(Set task)
Skip the pictures and quote all of the lines exactly.

(Dataset content)
—————
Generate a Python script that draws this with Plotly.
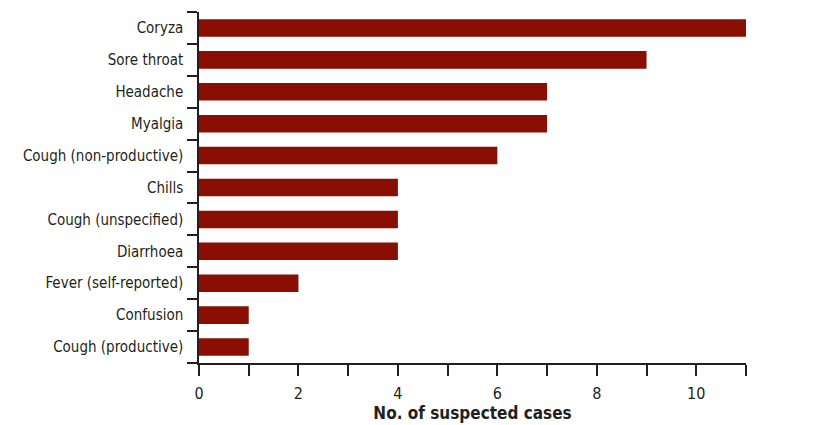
import plotly.graph_objects as go

symptoms = ["Coryza", "Sore throat", "Headache", "Myalgia", "Cough (non-productive)",
            "Chills", "Cough (unspecified)", "Diarrhoea", "Fever (self-reported)",
            "Confusion", "Cough (productive)"]
cases = [11, 9, 7, 7, 6, 4, 4, 4, 2, 1, 1]

FONT = "Liberation Sans Narrow, DejaVu Sans Condensed, Arial Narrow, sans-serif"

fig = go.Figure(go.Bar(
    x=cases, y=symptoms, orientation="h",
    marker=dict(color="#8a0e02", line=dict(width=0)),
))

fig.update_layout(
    width=807, height=417,
    margin=dict(l=191, r=69, t=4, b=62, autoexpand=False),
    plot_bgcolor="white", paper_bgcolor="white",
    bargap=0.45,
    showlegend=False,
    font=dict(family=FONT, size=15, color="#231f20"),
)
fig.update_xaxes(
    range=[0, 11], dtick=2, tick0=0,
    showgrid=False, zeroline=False, automargin=False,
    showline=True, linecolor="#231f20", linewidth=1.5,
    ticks="outside", ticklen=11, tickwidth=1.5, tickcolor="#231f20",
    minor=dict(dtick=1, tick0=0, ticks="outside", ticklen=11, tickwidth=1.5, tickcolor="#231f20", showgrid=False),
    tickfont=dict(size=16), ticklabelstandoff=4,
    title=dict(text="<b>No. of suspected cases</b>", font=dict(size=17), standoff=2),
)
fig.update_yaxes(
    categoryorder="array", categoryarray=symptoms[::-1],
    showgrid=False, zeroline=False, automargin=False,
    showline=True, linecolor="#231f20", linewidth=1.5,
    ticks="outside", ticklen=10, tickwidth=1.5, tickcolor="#231f20",
    tickson="boundaries", ticklabelstandoff=11,
    tickfont=dict(size=15),
)

fig.write_html("out.html")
—————
(Response to this exercise)
Generate a Python script that draws this with Plotly.
import plotly.graph_objects as go

symptoms = ["Coryza", "Sore throat", "Headache", "Myalgia", "Cough (non-productive)",
            "Chills", "Cough (unspecified)", "Diarrhoea", "Fever (self-reported)",
            "Confusion", "Cough (productive)"]
cases = [11, 9, 7, 7, 6, 4, 4, 4, 2, 1, 1]

FONT = "Liberation Sans Narrow, DejaVu Sans Condensed, Arial Narrow, sans-serif"

fig = go.Figure(go.Bar(
    x=cases, y=symptoms, orientation="h",
    marker=dict(color="#8a0e02", line=dict(width=0)),
))

fig.update_layout(
    width=807, height=417,
    margin=dict(l=191, r=69, t=4, b=62, autoexpand=False),
    plot_bgcolor="white", paper_bgcolor="white",
    bargap=0.45,
    showlegend=False,
    font=dict(family=FONT, size=15, color="#231f20"),
)
fig.update_xaxes(
    range=[0, 11], dtick=2, tick0=0,
    showgrid=False, zeroline=False, automargin=False,
    showline=True, linecolor="#231f20", linewidth=1.5,
    ticks="outside", ticklen=11, tickwidth=1.5, tickcolor="#231f20",
    minor=dict(dtick=1, tick0=0, ticks="outside", ticklen=11, tickwidth=1.5, tickcolor="#231f20", showgrid=False),
    tickfont=dict(size=16), ticklabelstandoff=4,
    title=dict(text="<b>No. of suspected cases</b>", font=dict(size=17), standoff=2),
)
fig.update_yaxes(
    categoryorder="array", categoryarray=symptoms[::-1],
    showgrid=False, zeroline=False, automargin=False,
    showline=True, linecolor="#231f20", linewidth=1.5,
    ticks="outside", ticklen=10, tickwidth=1.5, tickcolor="#231f20",
    tickson="boundaries", ticklabelstandoff=11,
    tickfont=dict(size=15),
)

fig.write_html("out.html")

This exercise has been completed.